Welcome to Rebound Capital. Here we conduct deep research into beaten-down stocks and study companies that made a successful comeback. Subscribe for free and join 2,500 other investors to make sure you don’t miss our next briefing:
A quick update before we jump in — Nike ($NKE), which we covered two weeks ago in 3 stocks in deep drawdown, jumped 17% yesterday as management highlighted that the largest financial impact from its turnaround plan is now in the past. Google ($GOOG) is also up 7% since we covered it last week.
As many of you requested, here is our complete tracker in one place.
Actionable insights
If you are in a rush, here’s what you should know about ASML Holding:
What they do: ASML is the only company capable of manufacturing EUV lithography machines. Each machine sells for around $250 million and is used to create the world’s most powerful semiconductor chips.

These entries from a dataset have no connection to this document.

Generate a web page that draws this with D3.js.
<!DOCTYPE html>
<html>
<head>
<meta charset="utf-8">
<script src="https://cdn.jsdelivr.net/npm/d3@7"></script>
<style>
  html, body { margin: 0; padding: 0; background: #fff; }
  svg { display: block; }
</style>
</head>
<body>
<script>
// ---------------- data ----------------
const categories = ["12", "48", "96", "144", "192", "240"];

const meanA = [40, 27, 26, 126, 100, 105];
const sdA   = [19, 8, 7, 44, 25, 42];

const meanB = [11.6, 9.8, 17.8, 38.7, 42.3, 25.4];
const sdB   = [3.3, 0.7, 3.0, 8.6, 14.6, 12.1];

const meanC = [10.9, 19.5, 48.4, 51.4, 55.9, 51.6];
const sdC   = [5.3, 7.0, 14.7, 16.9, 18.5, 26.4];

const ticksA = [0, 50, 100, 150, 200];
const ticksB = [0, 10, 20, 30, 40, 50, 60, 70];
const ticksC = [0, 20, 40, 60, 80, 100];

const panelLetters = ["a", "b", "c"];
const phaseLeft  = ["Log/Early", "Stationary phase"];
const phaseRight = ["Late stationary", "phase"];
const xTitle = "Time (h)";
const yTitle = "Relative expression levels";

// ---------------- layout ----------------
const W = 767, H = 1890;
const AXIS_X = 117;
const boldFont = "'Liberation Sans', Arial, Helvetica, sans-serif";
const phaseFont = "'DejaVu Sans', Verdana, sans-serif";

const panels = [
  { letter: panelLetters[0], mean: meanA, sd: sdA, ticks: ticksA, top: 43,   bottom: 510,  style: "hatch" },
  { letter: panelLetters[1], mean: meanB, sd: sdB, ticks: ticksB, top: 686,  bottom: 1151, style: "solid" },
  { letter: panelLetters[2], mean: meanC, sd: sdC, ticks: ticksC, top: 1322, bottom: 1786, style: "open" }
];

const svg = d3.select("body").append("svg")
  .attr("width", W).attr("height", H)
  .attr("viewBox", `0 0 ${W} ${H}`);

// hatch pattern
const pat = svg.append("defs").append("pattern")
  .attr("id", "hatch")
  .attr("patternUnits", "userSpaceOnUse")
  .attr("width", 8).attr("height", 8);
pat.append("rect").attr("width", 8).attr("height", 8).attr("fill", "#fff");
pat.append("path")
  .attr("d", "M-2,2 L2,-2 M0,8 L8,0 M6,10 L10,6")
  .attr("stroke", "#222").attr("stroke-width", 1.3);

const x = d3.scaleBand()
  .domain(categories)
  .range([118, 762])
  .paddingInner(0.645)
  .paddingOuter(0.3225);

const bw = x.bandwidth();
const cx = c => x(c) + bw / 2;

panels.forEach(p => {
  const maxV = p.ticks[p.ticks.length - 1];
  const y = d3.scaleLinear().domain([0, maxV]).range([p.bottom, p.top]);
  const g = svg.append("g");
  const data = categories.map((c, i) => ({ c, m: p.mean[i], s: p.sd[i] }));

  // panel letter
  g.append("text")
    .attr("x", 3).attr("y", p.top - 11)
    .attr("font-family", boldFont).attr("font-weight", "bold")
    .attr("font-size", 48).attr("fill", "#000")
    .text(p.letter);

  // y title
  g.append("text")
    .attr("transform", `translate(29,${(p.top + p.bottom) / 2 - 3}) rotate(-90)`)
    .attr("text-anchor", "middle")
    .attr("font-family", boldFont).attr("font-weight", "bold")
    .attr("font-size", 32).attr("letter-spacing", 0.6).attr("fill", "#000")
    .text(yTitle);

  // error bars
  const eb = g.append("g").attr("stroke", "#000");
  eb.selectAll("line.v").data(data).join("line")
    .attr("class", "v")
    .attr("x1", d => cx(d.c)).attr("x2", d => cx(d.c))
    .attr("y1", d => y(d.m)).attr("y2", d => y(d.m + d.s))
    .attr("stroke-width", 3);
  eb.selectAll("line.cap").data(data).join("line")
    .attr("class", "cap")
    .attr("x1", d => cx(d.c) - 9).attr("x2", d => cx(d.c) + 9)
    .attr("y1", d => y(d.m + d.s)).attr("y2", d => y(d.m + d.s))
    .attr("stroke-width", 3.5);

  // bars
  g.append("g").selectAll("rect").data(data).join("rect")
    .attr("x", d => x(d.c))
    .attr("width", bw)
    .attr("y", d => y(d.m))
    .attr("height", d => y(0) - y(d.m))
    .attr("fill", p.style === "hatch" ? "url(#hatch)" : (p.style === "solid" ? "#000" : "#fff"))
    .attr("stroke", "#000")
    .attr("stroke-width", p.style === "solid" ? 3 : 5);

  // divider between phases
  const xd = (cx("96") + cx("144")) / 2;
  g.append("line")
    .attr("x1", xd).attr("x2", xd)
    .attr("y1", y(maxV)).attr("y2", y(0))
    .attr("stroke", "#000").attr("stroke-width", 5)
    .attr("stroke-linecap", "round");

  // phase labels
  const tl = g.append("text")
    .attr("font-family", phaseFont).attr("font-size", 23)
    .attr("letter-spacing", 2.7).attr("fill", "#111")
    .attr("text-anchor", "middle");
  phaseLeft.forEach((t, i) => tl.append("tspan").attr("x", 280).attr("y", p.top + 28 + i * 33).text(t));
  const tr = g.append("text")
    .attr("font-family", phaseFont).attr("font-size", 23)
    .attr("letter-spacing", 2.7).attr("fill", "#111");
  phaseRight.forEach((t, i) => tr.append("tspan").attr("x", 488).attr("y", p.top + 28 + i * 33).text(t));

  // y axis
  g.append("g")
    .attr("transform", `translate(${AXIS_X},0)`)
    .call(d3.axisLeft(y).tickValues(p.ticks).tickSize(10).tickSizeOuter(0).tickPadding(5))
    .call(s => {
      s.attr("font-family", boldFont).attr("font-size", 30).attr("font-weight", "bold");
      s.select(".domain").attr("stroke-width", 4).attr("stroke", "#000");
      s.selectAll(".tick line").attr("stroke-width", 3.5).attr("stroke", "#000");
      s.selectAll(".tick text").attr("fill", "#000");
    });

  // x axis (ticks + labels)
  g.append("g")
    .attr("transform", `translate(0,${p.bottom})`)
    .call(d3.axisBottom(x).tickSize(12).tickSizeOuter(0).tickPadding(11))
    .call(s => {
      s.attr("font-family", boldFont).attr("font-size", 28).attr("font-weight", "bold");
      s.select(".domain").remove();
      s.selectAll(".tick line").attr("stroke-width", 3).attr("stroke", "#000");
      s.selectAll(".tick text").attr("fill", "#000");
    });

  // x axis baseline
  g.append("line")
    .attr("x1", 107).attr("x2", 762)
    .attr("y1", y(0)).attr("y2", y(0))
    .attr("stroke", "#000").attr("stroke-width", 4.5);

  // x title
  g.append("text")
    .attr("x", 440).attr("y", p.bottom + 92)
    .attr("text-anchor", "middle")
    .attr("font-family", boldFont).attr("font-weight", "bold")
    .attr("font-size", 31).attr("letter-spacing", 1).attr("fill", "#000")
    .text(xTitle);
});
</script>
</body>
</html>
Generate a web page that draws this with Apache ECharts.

Why it crashed: The semiconductor industry was in a cyclical downturn, and the escalating U.S.-China trade war added export restrictions to ASML
Possible catalysts: AI is still going strong, inventory glut seems to be washed out, and ASML is introducing a new product line.
We don't have a monopoly. Anyone who wants to dig a well without a Hughes bit can always use a pick and shovel - Howard Hughes
At the beginning of the 20th century, the ever-increasing demand for oil was pushing companies and industries to find new oil fields and drill faster oil wells. Like everyone who drilled for oil, Howard Hughes Sr. also had trouble creating holes deep in the underground rock formations. The problem was that the existing drill bit at that time wore down too quickly, and the process of replacing it was expensive and time-consuming.
Hughes began experimenting with different modifications to the existing tool bit and struck gold with an improved version in 1908. He patented it and started a company that unsurprisingly became extraordinarily successful - everyone who drilled an oil well wanted the best tool bit to optimize their cost and improve the chances of striking oil (running an oil rig was expensive at ~$250 per hour in the 1900s).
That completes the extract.